How to Live Happily Ever After

I mentioned a few days ago, that I am in the editing phase of a book on marriage.  I have been so encouraged by those who read the premise of the book and have been praying for me and motivating me to finish it.  It will prayerfully serve as a biblical and practical resource to help equip marriages.  The thought was to call it “What God Has Joined Together” and each chapter would be a particular item that could possibly separate the marriage.

The reason I am working on the book is I want to see marriages finish strong.

So many people dream of living happily ever after with their soul mate.  They envision what it must be like to be in the perfect life next to the perfect person.  Our culture points in a direction that causes each of us to desire to live in a state of happily ever after, but do we know how to get there?
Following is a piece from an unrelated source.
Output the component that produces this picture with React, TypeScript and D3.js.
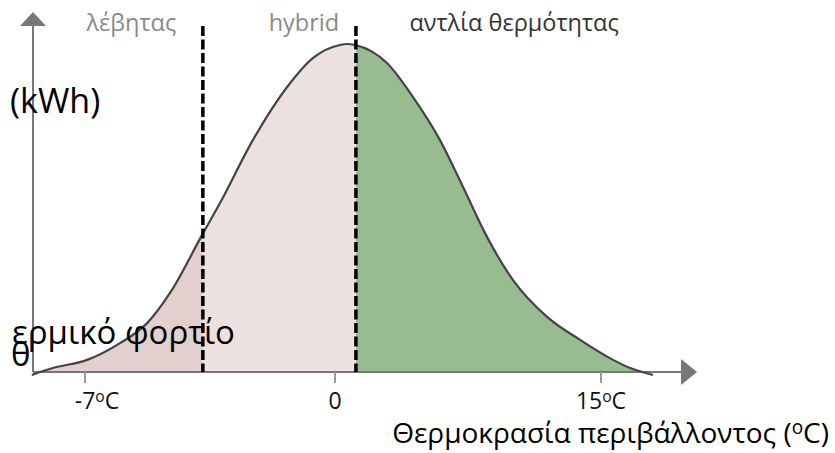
import React from 'react';
import { scaleLinear, line, area, curveMonotoneX } from 'd3';

const width = 835;
const height = 453;

// curve: outdoor temperature (°C) vs heating load (relative, peak = 100)
const temps = [-8.49, -7.9, -6.94, -6.02, -5.26, -4.62, -3.72, -3.22, -2.3, -1.34, -0.62, 0.28, 0.68, 1.13, 2.93, 4.4, 5.92, 7.22, 8.57, 10.04, 11.96, 13.82, 15.68, 16.64, 17.93];
const loads = [-0.9, 1.2, 3.7, 8.8, 14.9, 24.1, 41.8, 51.5, 70.7, 86.9, 95.7, 99.7, 100, 99.7, 94.2, 83.8, 70.7, 56.4, 41.2, 28.0, 16.8, 9.8, 3.7, 1.2, -0.9];

// zones and their boundaries (°C)
const zoneNames = ['λέβητας', 'hybrid', 'αντλία θερμότητας'];
const zoneBounds = [-8.46, -3.7, 1.18, 18.5];
const zoneLabelTemps = [-5.7, -0.87, 10.1];
const dividers = [-3.7, 1.18];

// x ticks
const tickValues = [-7, 0, 15];
const tickLabels = ['-7°C', '0', '15°C'];

const xAxisLabel = 'Θερμοκρασία περιβάλλοντος (°C)';
const yAxisLabelParts = ['(kWh)', 'ερμικό φορτίο', 'θ'];

const zoneFills = ['#e1d0cd', '#ede1df', '#98bb91'];
const zoneLabelColors = ['#8a8a8a', '#8a8a8a', '#333333'];
const font = '"Open Sans", sans-serif';

// the axis is not evenly spaced in the original, so use a piecewise scale
const xScale = scaleLinear().domain([-7, 0, 15]).range([85, 335, 601]);
const yScale = scaleLinear().domain([0, 100]).range([372, 44]);

const axisColor = '#777777';
const axisLeftX = 33;
const axisRightX = 697;
const axisTopY = 12;

const DegreeText = ({ label, ...rest }) => {
  const parts = label.split('°');
  return (
    <text {...rest}>
      {parts[0]}
      {parts.length > 1 && (
        <>
          <tspan fontSize="0.68em" dy="-0.45em">o</tspan>
          <tspan dy="0.3em">{parts[1]}</tspan>
        </>
      )}
    </text>
  );
};

const App = () => {
  const data = temps.map((t, i) => ({ t, v: loads[i] }));
  const baseY = yScale(0);

  const curve = line()
    .x(d => xScale(d.t))
    .y(d => yScale(d.v))
    .curve(curveMonotoneX)(data);

  const fillArea = area()
    .x(d => xScale(d.t))
    .y0(baseY)
    .y1(d => Math.min(baseY, yScale(d.v)))
    .curve(curveMonotoneX)(data);

  return (
    <svg width={width} height={height} style={{ position: 'absolute', left: 0, top: 0, background: '#fff' }}>
      <defs>
        {zoneNames.map((z, i) => (
          <clipPath key={z} id={`zone-${i}`}>
            <rect
              x={xScale(zoneBounds[i])}
              y={0}
              width={xScale(zoneBounds[i + 1]) - xScale(zoneBounds[i])}
              height={baseY}
            />
          </clipPath>
        ))}
      </defs>

      {/* filled zones under the curve */}
      {zoneNames.map((z, i) => (
        <path key={z} d={fillArea} fill={zoneFills[i]} clipPath={`url(#zone-${i})`} />
      ))}

      {/* axes */}
      <line x1={axisLeftX} y1={baseY} x2={axisLeftX} y2={axisTopY + 12} stroke={axisColor} strokeWidth={2} />
      <path d={`M${axisLeftX},${axisTopY} L${axisLeftX + 13},${axisTopY + 14} L${axisLeftX - 13},${axisTopY + 14} Z`} fill={axisColor} />
      <line x1={axisLeftX} y1={baseY} x2={axisRightX - 14} y2={baseY} stroke={axisColor} strokeWidth={2} />
      <path d={`M${axisRightX},${baseY} L${axisRightX - 16},${baseY - 13} L${axisRightX - 16},${baseY + 13} Z`} fill={axisColor} />

      {tickValues.map((t, i) => (
        <g key={t} transform={`translate(${xScale(t)},0)`}>
          <line y1={baseY} y2={baseY + 11} stroke="#999" strokeWidth={2} />
          <DegreeText
            label={tickLabels[i]}
            x={t < 0 ? 12 : 0}
            y={409}
            textAnchor="middle"
            fontFamily={font}
            fontSize={23}
            fill="#111"
          />
        </g>
      ))}

      {/* curve */}
      <path d={curve} fill="none" stroke="#444" strokeWidth={2.2} />

      {/* zone dividers */}
      {dividers.map(d => (
        <line
          key={d}
          x1={xScale(d)}
          x2={xScale(d)}
          y1={26}
          y2={baseY}
          stroke="#000"
          strokeWidth={3.5}
          strokeDasharray="10 3.5"
        />
      ))}

      {/* zone labels */}
      {zoneNames.map((z, i) => (
        <text
          key={z}
          x={xScale(zoneLabelTemps[i])}
          y={31}
          textAnchor="middle"
          fontFamily={font}
          fontSize={23.5}
          fill={zoneLabelColors[i]}
        >
          {z}
        </text>
      ))}

      {/* y label, broken as in the original */}
      <text x={10} y={113} fontFamily={font} fontSize={34} fill="#000">{yAxisLabelParts[0]}</text>
      <text x={12} y={344} fontFamily={font} fontSize={33} fill="#000">{yAxisLabelParts[1]}</text>
      <text x={11} y={366} fontFamily={font} fontSize={33} fill="#000">{yAxisLabelParts[2]}</text>

      <DegreeText
        label={xAxisLabel}
        x={829}
        y={443}
        textAnchor="end"
        fontFamily={font}
        fontSize={28}
        fill="#000"
      />
    </svg>
  );
};

export default App;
If you want to end up happily ever after with your spouse, you have to be heading in the same direction now.

So many marriages struggle due to misalignment.  The two people are simply pointed in different directions.  In reality, the danger is in the subtly of it all.  Rarely do people marry  someone else who has a completely opposing worldview and system of objectives.  So, why does it often feel that way in marriage?  What causes a couple to get so far off track?

It started way back at the beginning of the relationship.  Instead of possessing opposing directions, they simply had different orientations by seemingly insignificant degrees.  The compatibility of the two worked in the beginning because it appeared as if they shared the same values.  They were side by side but slightly misaligned.  If you looked closely, you would have noticed that they were off by the slightest of infractions.  They just differed a few degrees from one another.
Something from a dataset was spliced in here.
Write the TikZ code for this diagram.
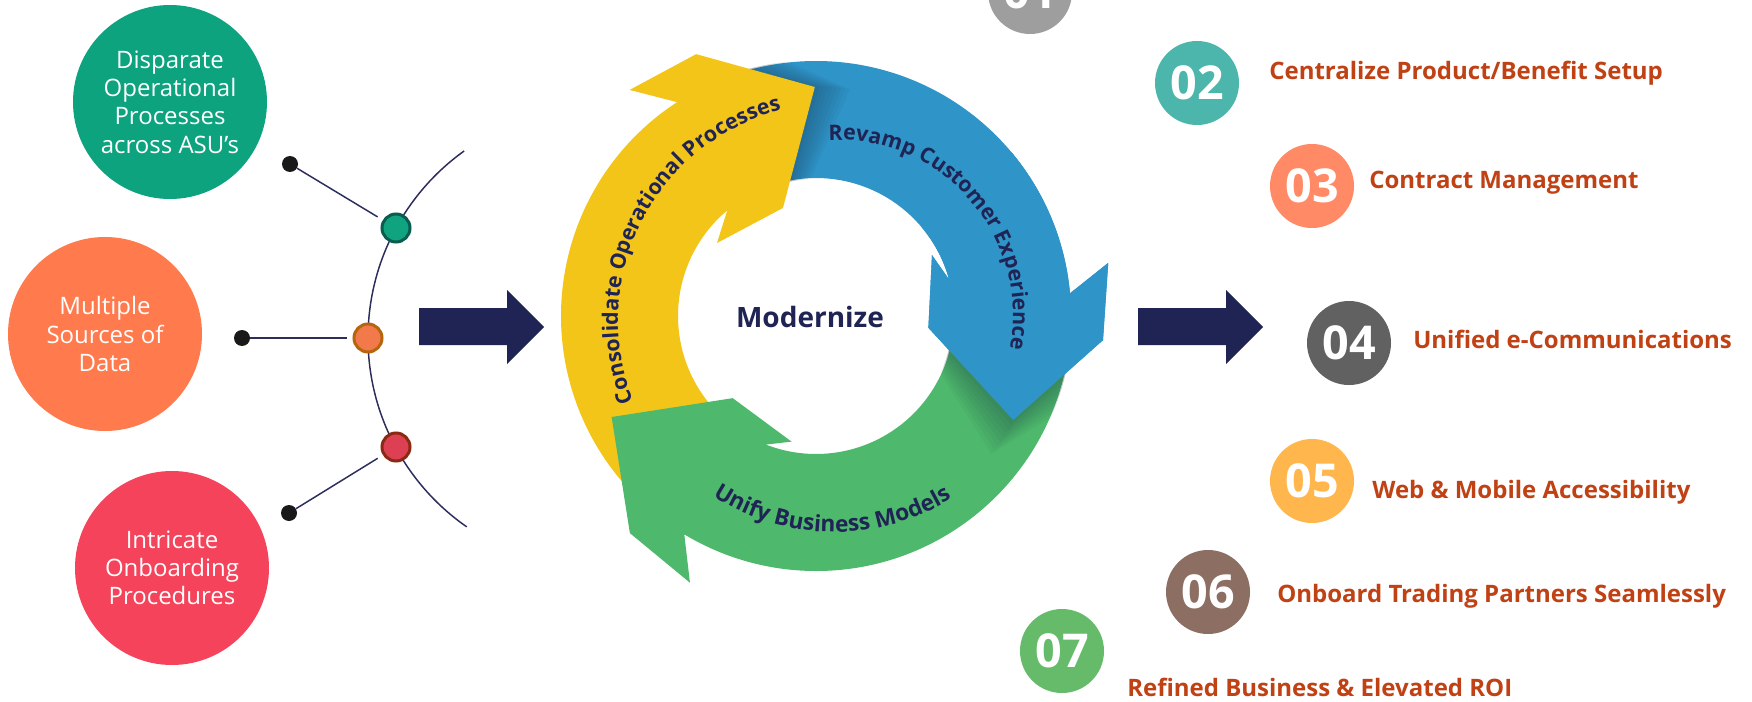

Consider two arrows side by side yet slightly tilted away from one another.  At first, the difference is barely noticeable.  Over the years though, the widening gap is almost too immense to reconcile.  As the marriage mileage increased, their distance from one another endangered their relationship which all started with a minimal difference they failed to address.

If you and your spouse don’t share the same goal for your marriage, you will end up in two different places.

  • If you make it about your happiness, you will go in different directions. 
  • If you make it about each other primarily, you will pass each other in the process. 
  • If you make it about worldly pursuits, don’t expect heavenly benefits.

The goal of marriage is to secure undivided devotion to the Lord (1 Cor. 7:35).

Any marriage that isn’t built for that heading will struggle.  You can’t love each other without being loved by God (1 John 4:19-20).  Is the Lord the authority in your marriage or an associate of your marriage?  You don’t need a consultant – you need a commander!

Maybe your marriage is struggling because you are trying to do it by your own wisdom.  Your spouse might also have other ideas that combat your efforts.  The standard inside you disagrees with the standard inside your spouse, and your marriage is heading in significantly different directions.  So, who is going to lose?  Hopefully, both of you.  Whoever loses his life for Jesus’ sake actually finds it along the way (Luke 9:24).

My prayer for this book and your marriage is that you can step back, assess the situation, and determine if you are both heading in the same direction.  If you feel very distant from your spouse, it might be due to an allowance of different directions.  Establish the goal of your marriage and work together to end up happily ever after with one another.